═══ SOURCE MATERIAL

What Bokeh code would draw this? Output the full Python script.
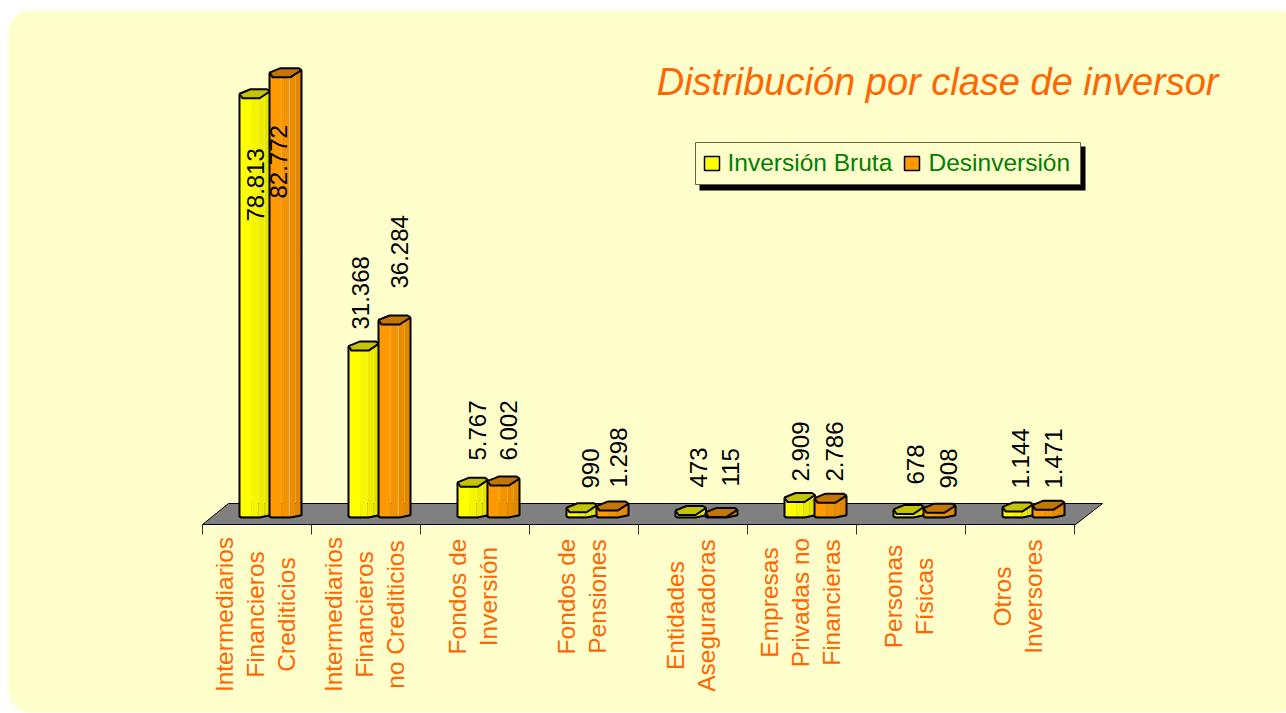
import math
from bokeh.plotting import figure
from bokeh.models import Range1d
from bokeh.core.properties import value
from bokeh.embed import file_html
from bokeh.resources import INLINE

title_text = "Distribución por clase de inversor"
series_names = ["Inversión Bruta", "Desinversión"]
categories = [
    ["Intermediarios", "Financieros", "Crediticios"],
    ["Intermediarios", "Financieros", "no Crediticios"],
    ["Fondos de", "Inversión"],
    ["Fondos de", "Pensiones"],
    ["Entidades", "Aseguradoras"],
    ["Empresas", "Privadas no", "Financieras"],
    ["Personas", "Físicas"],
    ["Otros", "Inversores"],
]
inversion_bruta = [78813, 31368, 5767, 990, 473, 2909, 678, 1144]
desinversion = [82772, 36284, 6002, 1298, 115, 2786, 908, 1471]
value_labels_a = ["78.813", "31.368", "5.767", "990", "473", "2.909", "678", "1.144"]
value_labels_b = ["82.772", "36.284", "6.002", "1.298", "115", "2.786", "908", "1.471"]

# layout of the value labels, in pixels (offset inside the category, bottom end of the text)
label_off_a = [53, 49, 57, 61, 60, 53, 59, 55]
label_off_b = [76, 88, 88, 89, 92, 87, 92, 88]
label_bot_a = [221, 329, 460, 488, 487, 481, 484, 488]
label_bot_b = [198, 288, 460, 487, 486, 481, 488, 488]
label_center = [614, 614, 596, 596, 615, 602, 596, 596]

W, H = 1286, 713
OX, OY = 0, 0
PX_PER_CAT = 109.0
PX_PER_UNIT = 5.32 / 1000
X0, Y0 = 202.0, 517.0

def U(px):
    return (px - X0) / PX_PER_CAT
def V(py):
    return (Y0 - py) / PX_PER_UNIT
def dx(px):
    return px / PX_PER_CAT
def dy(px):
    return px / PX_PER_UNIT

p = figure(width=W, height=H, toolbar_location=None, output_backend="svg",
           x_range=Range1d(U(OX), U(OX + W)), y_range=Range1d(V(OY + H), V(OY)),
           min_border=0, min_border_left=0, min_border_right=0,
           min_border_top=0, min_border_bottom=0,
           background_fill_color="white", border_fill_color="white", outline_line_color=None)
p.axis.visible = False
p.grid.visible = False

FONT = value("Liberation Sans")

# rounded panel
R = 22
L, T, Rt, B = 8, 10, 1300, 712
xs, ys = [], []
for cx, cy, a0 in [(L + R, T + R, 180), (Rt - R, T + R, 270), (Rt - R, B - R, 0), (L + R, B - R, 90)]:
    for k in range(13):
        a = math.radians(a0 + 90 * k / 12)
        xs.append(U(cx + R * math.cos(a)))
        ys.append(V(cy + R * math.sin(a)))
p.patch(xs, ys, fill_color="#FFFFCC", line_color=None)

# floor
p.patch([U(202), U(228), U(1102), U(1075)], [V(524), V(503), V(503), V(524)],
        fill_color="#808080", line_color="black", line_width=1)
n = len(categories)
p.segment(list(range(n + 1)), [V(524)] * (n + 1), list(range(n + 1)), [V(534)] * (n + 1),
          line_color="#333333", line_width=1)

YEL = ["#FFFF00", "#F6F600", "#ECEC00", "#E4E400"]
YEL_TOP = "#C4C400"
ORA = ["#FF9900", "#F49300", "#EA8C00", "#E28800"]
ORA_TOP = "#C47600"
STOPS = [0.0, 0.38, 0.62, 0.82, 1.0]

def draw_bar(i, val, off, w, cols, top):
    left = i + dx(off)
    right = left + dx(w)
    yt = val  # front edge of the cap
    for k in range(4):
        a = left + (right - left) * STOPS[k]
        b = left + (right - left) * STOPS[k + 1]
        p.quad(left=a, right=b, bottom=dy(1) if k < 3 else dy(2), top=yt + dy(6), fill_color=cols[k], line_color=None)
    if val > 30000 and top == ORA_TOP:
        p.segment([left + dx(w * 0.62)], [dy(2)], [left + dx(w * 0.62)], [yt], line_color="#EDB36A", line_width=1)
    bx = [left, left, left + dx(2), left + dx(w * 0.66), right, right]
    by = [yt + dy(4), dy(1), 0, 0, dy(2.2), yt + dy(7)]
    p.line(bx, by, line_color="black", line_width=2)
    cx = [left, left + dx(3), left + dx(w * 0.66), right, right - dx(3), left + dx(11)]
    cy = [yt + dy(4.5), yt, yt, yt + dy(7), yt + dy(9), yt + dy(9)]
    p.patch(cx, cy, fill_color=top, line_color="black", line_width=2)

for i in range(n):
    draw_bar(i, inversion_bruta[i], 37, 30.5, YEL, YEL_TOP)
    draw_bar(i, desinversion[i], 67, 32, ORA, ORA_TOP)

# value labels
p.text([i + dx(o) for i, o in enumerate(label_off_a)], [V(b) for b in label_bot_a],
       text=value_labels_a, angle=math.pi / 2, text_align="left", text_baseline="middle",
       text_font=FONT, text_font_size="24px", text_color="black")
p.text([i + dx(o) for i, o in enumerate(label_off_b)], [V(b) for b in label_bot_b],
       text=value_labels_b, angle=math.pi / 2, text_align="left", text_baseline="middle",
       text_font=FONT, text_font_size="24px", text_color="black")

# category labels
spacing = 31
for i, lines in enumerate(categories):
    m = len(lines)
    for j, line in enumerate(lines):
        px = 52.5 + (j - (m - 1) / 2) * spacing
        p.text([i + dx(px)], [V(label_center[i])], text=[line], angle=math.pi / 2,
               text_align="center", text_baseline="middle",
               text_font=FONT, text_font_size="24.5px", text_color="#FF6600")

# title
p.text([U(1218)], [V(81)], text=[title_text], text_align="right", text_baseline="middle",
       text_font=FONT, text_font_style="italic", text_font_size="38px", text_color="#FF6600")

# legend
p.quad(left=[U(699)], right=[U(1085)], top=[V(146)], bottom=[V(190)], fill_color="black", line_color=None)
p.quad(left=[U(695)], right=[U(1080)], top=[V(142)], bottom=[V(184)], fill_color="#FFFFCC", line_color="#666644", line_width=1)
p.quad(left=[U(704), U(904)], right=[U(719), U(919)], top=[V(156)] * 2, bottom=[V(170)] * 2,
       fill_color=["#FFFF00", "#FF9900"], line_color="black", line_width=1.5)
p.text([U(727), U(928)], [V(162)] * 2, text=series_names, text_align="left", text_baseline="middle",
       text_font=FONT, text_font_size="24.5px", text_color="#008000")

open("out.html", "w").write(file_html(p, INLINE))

══════

WHAT YOU ARE ASKED TO DO
Copy nothing but the lines from the first one in the listing through the line with "from bokeh.resources import INLINE", and omit the pictures.

OUTPUT FOR THIS TASK
What Bokeh code would draw this? Output the full Python script.
import math
from bokeh.plotting import figure
from bokeh.models import Range1d
from bokeh.core.properties import value
from bokeh.embed import file_html
from bokeh.resources import INLINE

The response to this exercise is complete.